Here is another Christmas-treat-gone-healthy! If you read my earlier post for Chocolate Covered Crunchy Speculoos Balls you would have read about the peanut butter version my family makes each year. After eating way too many of the traditional good-stuff, I was determined to make a raw and healthy version of it to help me get through this week leading up to Christmas with a little less sugar in Scott and I's diet. The verdict? This healthy version is AMAZING. Have I mentioned before how much I love raw desserts? They are truly incredible, forcing you to use only the purest ingredients which makes the final product taste rich and full of flavor. That is exactly what these little balls of joy are - rich and full of peanut butter chocolate flavor.
1 cup rolled oats
1 cup raw cashews
1/2 cup natural peanut butter use raw if making 100% raw
4 tablespoons raw agave
1/2 cup raw cacao
1/2 cup virgin coconut oil
2 tablespoons raw agave
Process the oats and cashews in a food processor until they resemble a fine meal.
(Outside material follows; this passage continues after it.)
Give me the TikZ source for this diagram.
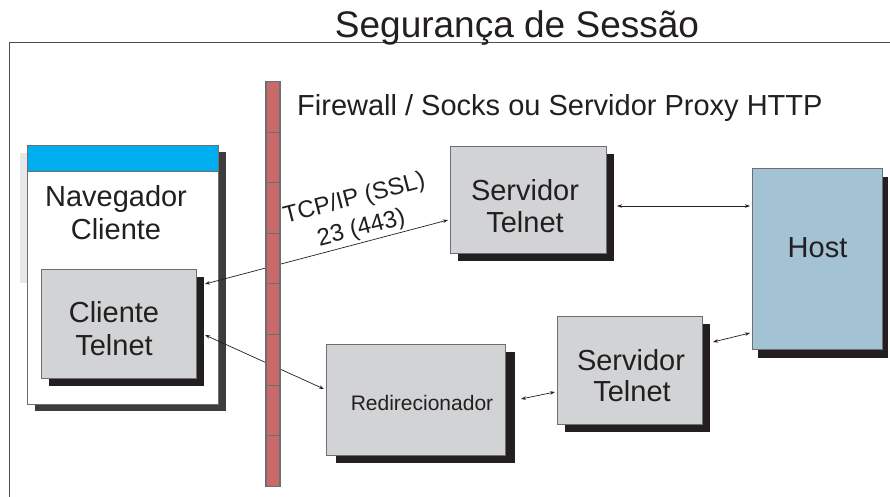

Then add in the peanut butter and agave. Process until the mixture forms a sticky swirling ball. Scoop rounded spoonfuls with a small cookie scoop into your hands and roll into balls. Place them on a plate in the freezer for 10 minutes. Mix the raw cacao, coconut oil, and agave in a cup to make the chocolate. Dip the top of each peanut butter ball in the raw chocolate and place back on the plate (chocolate side up) to harden. If the raw chocolate starts to stiffen, warm a bowl of water and place the bottom of the cup into the bowl to return the coconut oil in the chocolate to it's liquid state and continue dipping. Freeze the chocolate dipped peanut butter balls for an additional 10 minutes before transferring to an airtight container to store in the freezer until ready to serve.